Beautiful day today. Summer arrived in our neck of the woods right on schedule this year, unfolding her tent on Memorial Day weekend. After a month of rain, it felt good to be out in the heat under a blue sky, worshipping the old sun god. Perversely, though, I found myself at one point pondering the great inside-the-blogway dustup over the ownership of the term “Web 2.0.” There are various ways to look at the affair, I guess, but what particularly intrigued me today wasn’t its legal or ethical intricacies but just the way it revealed how we can invest a thing, particularly a purely symbolic thing, with very different meanings depending on the circumstances. The term “Web 2.0,” if you remember, only started being bandied about in earnest about a year ago, during the runup to the second edition of the annual Web 2.0 Conference. At the time, the blogosphere treated the phrase with general disdain. It was, people said, laughably vague, seeming to mean at once everything and nothing, and its implication that a new stage in the Web’s history had suddenly begun wasn’t even accurate. “Web 2.0” was routinely dismissed as being “just a marketing slogan for a conference.” Some bloggers forswore the term altogether.
But at the end of last week, when it was confirmed that “Web 2.0” was indeed a marketing slogan for a conference, and a trademarked one at that, everything changed. “Web 2.0” was suddenly a deeply meaningful, deeply valuable term. Bloggers rose up en masse to proclaim “Web 2.0” a cherished piece of public property, like a little, semantic Statue of Liberty. It had become a kind of totem. What had once been empty of meaning was now filled with meaning. What filled it? To get an answer to that question, I’m afraid you’d have to consult some eggheaded semiotician. It’s beyond me.
I couldn’t help but think, though, of the great nightclub scene in Antonioni’s Blowup. (If you haven’t seen Blowup, you really should. Among other things, it’s a meditation on what we’ve come to refer to as “virtuality.” The film came out in 1966, but it seems as resonant now as it ever did.) The scene begins – and I’m relying on memory here – when the movie’s antihero, a fashion photographer in Swinging Sixties London, ducks into a club one night on a whim. Performing onstage are the Yardbirds, caught, miraculously, during that brief, magical moment when they had both Jeff Beck and Jimmy Page on guitar. The band is ripping through the song “Stroll On,” a reworking of the classic “Train Kept a Rolling.” They’re tearing it up. The audience, though, remains unmoved, aloof – everyone is far too cool to show any excitement.

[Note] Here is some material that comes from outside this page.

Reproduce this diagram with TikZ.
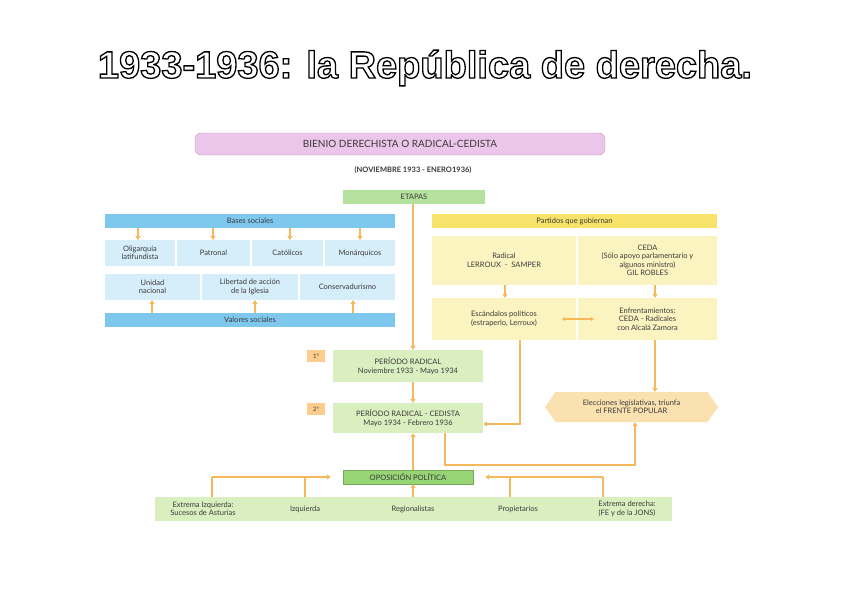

Then Beck’s amp goes on the fritz, starts cutting out. Needless to say, this annoys the hell out of Beck, that most Type A of rock stars. He goes back to the amp and fiddles with the knobs. But nothing he does does any good. The amp keeps cutting out. Beck goes ballistic. He starts clubbing the amp with his guitar. The guitar shatters. He keeps on smashing it against the amp. It falls apart. Soon the only thing left of the guitar is the very top of the neck. Beck looks at it for a second – a little broken piece of wood in his hand – and then, disgusted, tosses it into the audience. The crowd, so blasé up to now, goes crazy. Everybody wants that little piece of the neck of Beck’s guitar. There’s a huge scramble. The photographer joins in, and somehow he manages to grab the piece of the neck and pull it away from everybody else. He runs away with it, escaping back outside, onto the sidewalk. He stands there, catching his breath. Then he takes a close look at this thing in his hand that he and everyone else so desperately wanted just seconds before. It’s just a shard of shattered wood with some wires hanging off it. A piece of trash. He drops it onto the sidewalk and heads off down the street. A kid who’s been standing nearby rushes over to see what this thing is. He picks it up. He looks at it, trying to figure out whether it’s something of value or not. Finally, with a shrug, he drops it back onto the sidewalk and walks away. Then another guy comes walking by and kicks it off the sidewalk and into the gutter.